El tema es si cabría alguna suerte de amarre legal de las propuestas políticas que impidiera que, a través de pactos, a veces increíbles, entre fuerzas muy heterogéneas, lo votado se quedara en nada. No pocas veces he visto cómo, de un acuerdo de gobierno, han desaparecido las líneas programáticas básicas de todos los coaligados, degenerando la cosa en una gestión improvisada del día a día. En suma, que, cuando se achaca a la democracia representativa que sólo ofrece derechos a los censados el día de la votación, resulta que ni eso, porque lo que se vota como compromiso, se va al cesto de los papeles.

Quien me haya leído hasta aquí, pensará, sensatamente, que nada puede hacerse al respecto. Pero yo, que también lo pienso, no descarto que el tiempo nos dé sorpresas, también en el campo regulatorio. Vayamos al tema de la igualdad de la mujer, por ejemplo.
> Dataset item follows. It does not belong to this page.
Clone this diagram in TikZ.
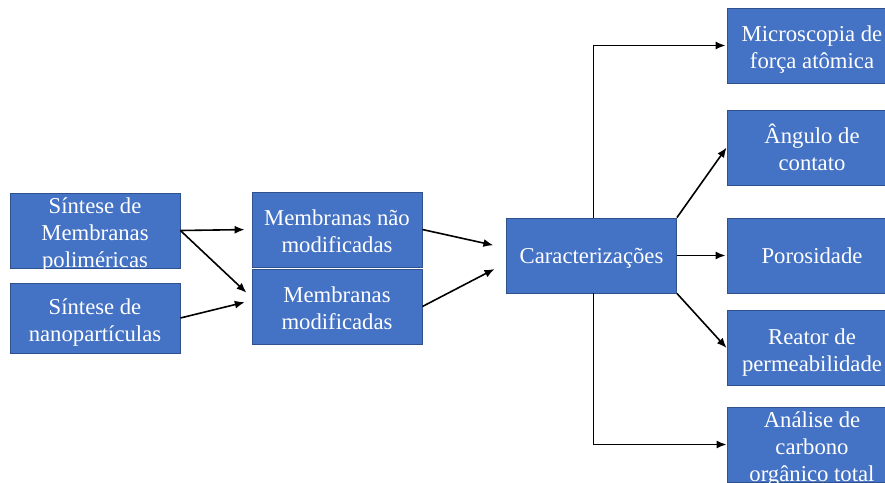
\documentclass[tikz,border=0pt]{standalone}
\usepackage{fontspec}
\setmainfont{Liberation Serif}
\usepackage{tikz}
\usetikzlibrary{arrows.meta,calc}
\definecolor{blkfill}{HTML}{4472C4}
\definecolor{blkedge}{HTML}{2F528F}
\tikzset{
  blk/.style={draw=blkedge, line width=0.8pt, fill=blkfill, text=white, minimum width=170pt, minimum height=75pt, inner sep=0pt, align=center, font=\fontsize{22.7pt}{27pt}\selectfont, text height=20pt, text depth=5pt},
  two/.style={text height=47pt, text depth=1pt},
  three/.style={text height=74pt, text depth=1pt},
  con/.style={draw, line width=1.6pt, -{Latex[length=10pt,width=8pt]}}
}
\begin{document}
\begin{tikzpicture}[x=1pt, y=-1pt]
\useasboundingbox (0,0) rectangle (885,482);
\clip (0,0) rectangle (885,482);
\node[blk, three] (sintmem) at (95,230.5) {Síntese de\\Membranas\\poliméricas};
\node[blk, two, minimum height=70pt] (sintnano) at (95,318) {Síntese de\\nanopartículas};
\node[blk, two] (naomod) at (337,229.5) {Membranas não\\modificadas};
\node[blk, two] (mod) at (337,306.5) {Membranas\\modificadas};
\node[blk] (carac) at (591.5,255.5) {Caracterizações};
\node[blk, two] (afm) at (812,45.5) {Microscopia de\\força atômica};
\node[blk, two] (angulo) at (812,147.5) {Ângulo de\\contato};
\node[blk] (poros) at (812,255.5) {Porosidade};
\node[blk, two] (reator) at (812,348) {Reator de\\permeabilidade};
\node[blk, three] (cot) at (812,444.5) {Análise de\\carbono\\orgânico total};
\draw[con, shorten >=7pt] (sintmem.east) -- (naomod.west);
\draw[con, shorten >=7pt] (sintmem.east) -- (mod.174);
\draw[con, shorten >=7pt] (sintnano.east) -- (mod.176);
\draw[con, shorten >=13pt] (naomod.east) -- (carac.175);
\draw[con, shorten >=13pt] (mod.east) -- (carac.185);
\draw[con, shorten >=1pt] ([xshift=2pt]carac.north) |- (afm.west);
\draw[con] (carac.north east) -- (angulo.west);
\draw[con, shorten >=1pt] (carac.east) -- (poros.west);
\draw[con] (carac.south east) -- (reator.west);
\draw[con] ([xshift=2pt]carac.south) |- (cot.west);
\end{tikzpicture}
\end{document}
Como es bien sabido, la STC 59/2008, de 14 de mayo, frente a las posiciones clásicas y estáticas y pese a constatar, en una reforma penal, la diferencia de trato entre los géneros, valoró la justificación de la diferencia partiendo de la doctrina de la “acción positiva” o derecho desigual igualatorio (STC 229/1992, de 14 de diciembre), huyendo, eso sí, de la expresión “discriminación positiva”. Y justo, en línea complementaria, la Ley Orgánica 5/1985, de 19 de junio, del Régimen Electoral General, fue modificada por la Ley Orgánica 3/2007, de 22 de marzo, introduciendo, como es sabido, un artículo cuarenta y cuatro bis por el que, en todas las elecciones, las candidaturas han de tener una composición equilibrada de mujeres y hombres, de forma que, en el conjunto de la lista, los candidatos de cada uno de los sexos supongan como mínimo el cuarenta por ciento. ¡Quién se lo iba a imaginar cuando se restauró la democracia! Y no es descartable que, como ya hace alguna fuerza política, una próxima reforma implante las listas cremallera. Y a saber qué nos diría el Tribunal Constitucional si se quisiera llevar al terreno electoral otro tipo de consideraciones o cuotas, aunque, de momento, el artículo 14 de la Constitución parece un dique. Pero nada puede asegurarse.

Volviendo a la pregunta que intitula el comentario, parece muy complejo impedir que se dé valor oficial y vinculante a las propuestas de los contendientes electorales, a efectos de no ser -al menos algunas- disponibles en los pactos de gobierno. Tampoco valdría de mucho porque no se renunciaría formalmente a esos proyectos, pero se los dejaría morir, como ocurre con tanto humo de ocurrencias de campaña. Quizá lo único que cupiera fuera el compilar un número de ofrecimientos electorales en alguna suerte de registro público y difundir ese elenco cuando tocara volver a votar, para cotejar cuánto se había cumplido y cuánto se había mentido. Aunque, también es cierto -hoy estoy derrotista- que por afinidad gregaria o por odio ideológico al rival, hay gentes que, pase lo que pase, votarán siempre unas siglas, aunque las porte un maniquí.